Мне стало стыдно - не бедности своей, а легкомыслия, и я указала ему на два небольших чемодана, в которые таможенный чиновник не захотел и заглянуть. Но до этой минуты, когда нью-йоркский носильщик погрузил чемоданы на свою тележку и Гуль повез меня на 72-ю улицу, произошло несколько некрупных, но все же любопытных событий.
Прежде всего - плывя памятью обратно из нью-йоркского порта в Европу я слышу рассказанную мне сказку про двух лягушек, где-то неподалеку от Азорских островов. И (продолжая этот мысленный обратный путь) в американском консульстве в Париже от меня потребовали принести медицинское свидетельство.
Доктор попался с иронией:
- От чего умерли ваши родители?
- Мать, видимо, от истощения, холода и всяческих лишений, связанных с осадой Ленинграда немцами в 1941-1942 годах. А отец, я полагаю, от тоски.
- Чем болели?
- Они? Не помню, чтобы они вообще болели.
- Не они, а вы.
- Я... За последние двадцагь лет главным образом не болела. Просто, бывали, кажегся, иногда простуды. Такой, знаете, сильный насморк.

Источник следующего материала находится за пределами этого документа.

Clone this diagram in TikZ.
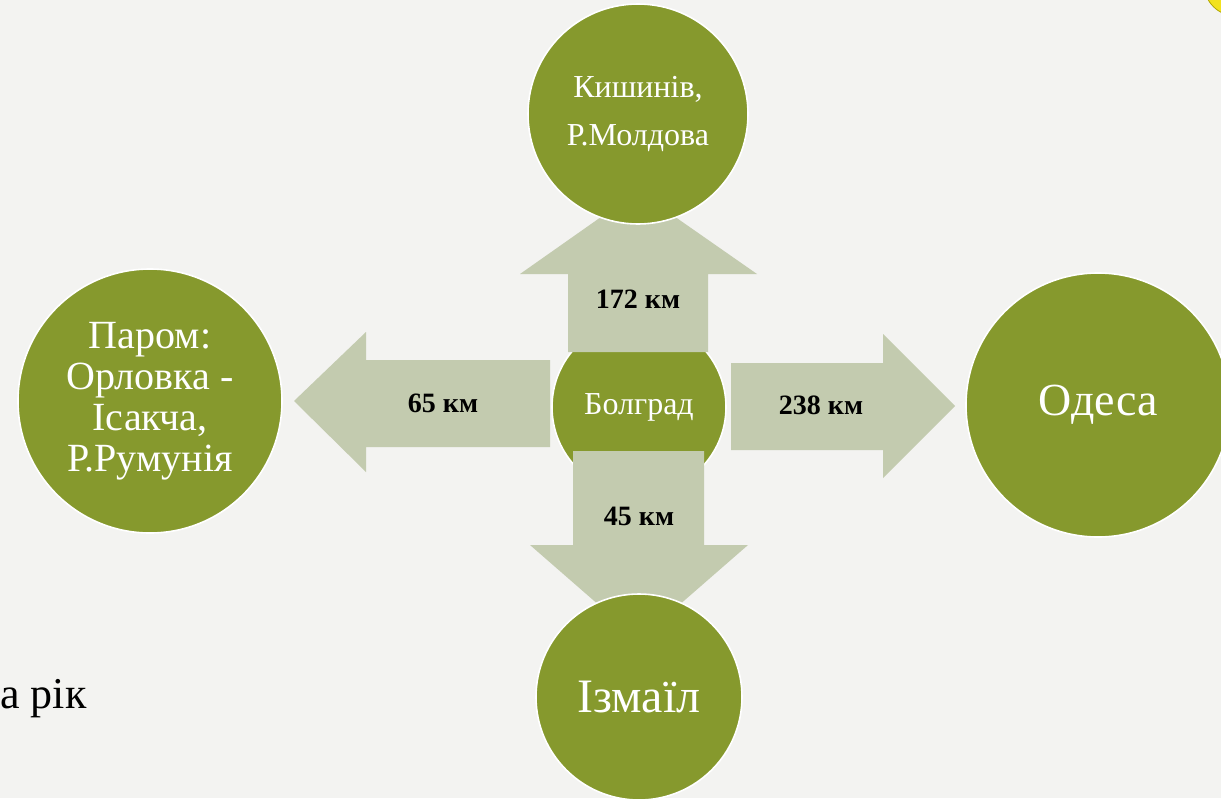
\documentclass[tikz,border=0pt]{standalone}
\usepackage{fontspec}
\setmainfont{Liberation Serif}
\definecolor{cityolive}{HTML}{86992D}
\definecolor{arrowsage}{HTML}{C3CBAF}
\definecolor{paper}{HTML}{F3F3F1}
\definecolor{sun}{HTML}{F2E21E}

\begin{document}
\begin{tikzpicture}[x=0.5pt, y=-0.5pt,
  city/.style={circle, fill=cityolive, draw=white, line width=0.8pt, inner sep=0pt, text=white, align=center},
  dist/.style={font=\bfseries\fontsize{14}{16}\selectfont}]

  % page
  \fill [paper] (0,0) rectangle (1221,798);
  \useasboundingbox (0,0) rectangle (1221,798);
  \fill [sun, draw=olive!70!yellow] (1236,-16) circle (32);
  \node [anchor=base west, font=\fontsize{22}{26}\selectfont, inner sep=0pt] (year) at (0,708) {а рік};

  % draw centre
  \node [city, minimum size=87pt, font=\fontsize{16}{19}\selectfont] (bolgrad) at (639,407) {Болград};

  % draw arrows
  \fill [arrowsage] (568,352) -- (568,274) -- (520,274) -- (638,191) -- (757,274) -- (708,274) -- (708,352) -- cycle;
  \fill [arrowsage] (550,360) -- (366,360) -- (366,332) -- (294,401) -- (366,472) -- (366,447) -- (550,447) -- cycle;
  \fill [arrowsage] (731,363) -- (883,363) -- (883,334) -- (955,406) -- (883,478) -- (883,450) -- (731,450) -- cycle;
  \fill [arrowsage] (573,451) -- (704,451) -- (704,545) -- (748,545) -- (639,640) -- (530,545) -- (573,545) -- cycle;

  % distances
  \foreach \n/\x/\y/\t in {up/638/299/172, left/443/403/65, right/821/405/238, down/639/516/45}
  \node [dist] (km-\n) at (\x,\y) {\t~км};

  % draw destinations
  \node [city, minimum size=110pt, font=\fontsize{16}{24}\selectfont] (kyshyniv) at (638,114) {Кишинів,\\Р.Молдова};
  \node [city, minimum size=132pt, font=\fontsize{20}{20.5}\selectfont] (porom) at (150,401) {Паром:\\Орловка -\\Ісакча,\\Р.Румунія};
  \node [city, minimum size=132pt, font=\fontsize{23}{26}\selectfont] (odesa) at (1098,405) {Одеса};
  \node [city, minimum size=103pt, font=\fontsize{24}{27}\selectfont] (izmail) at (639,697) {Ізмаїл};

\end{tikzpicture}
\end{document}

- Когда вы были в последний раз у доктора?
- Недавно. Пять лет тому назад. Это была серьезная болезнь: воспалилось самое среднее ухо. Даже барабанную перепонку пришлось проколоть - в день взятия Берлина!
- Какое ухо?
- Левое Оно у меня когда-то пострадало: мне дали оплеуху.

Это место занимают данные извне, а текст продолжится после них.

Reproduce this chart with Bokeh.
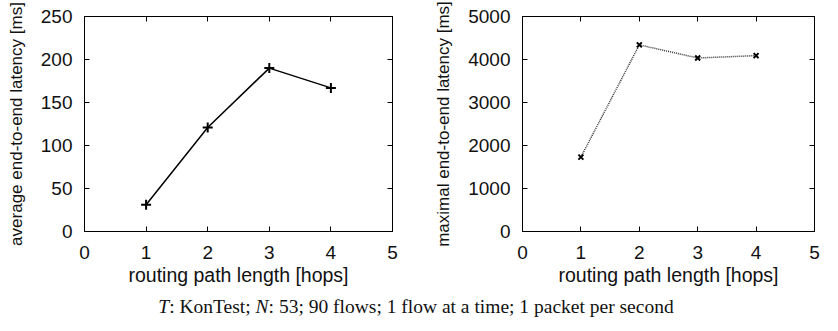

- Вы им слышите? В голосе моем звучит робость
- Почему-то лучше, чем прежде Доктор стучит своей палочкой по мне, где ему заблагорассудится
- Как насчет женских органов?
- Они на месте.
- Менструации?
- Пока они были, очень мне облегчали жизнь. Прямо возрождалась после них. Когда они кончились - опять хорошо: забот меньше.
- Я попросил бы вас прокомментировать это ваше последнее утверждение.
- Нет доктор, никаких комментариев. Это займет у нас слишком много времени.
- А если я попрошу вас на эту тему сделать маленький докладец перед одной ученой комиссией?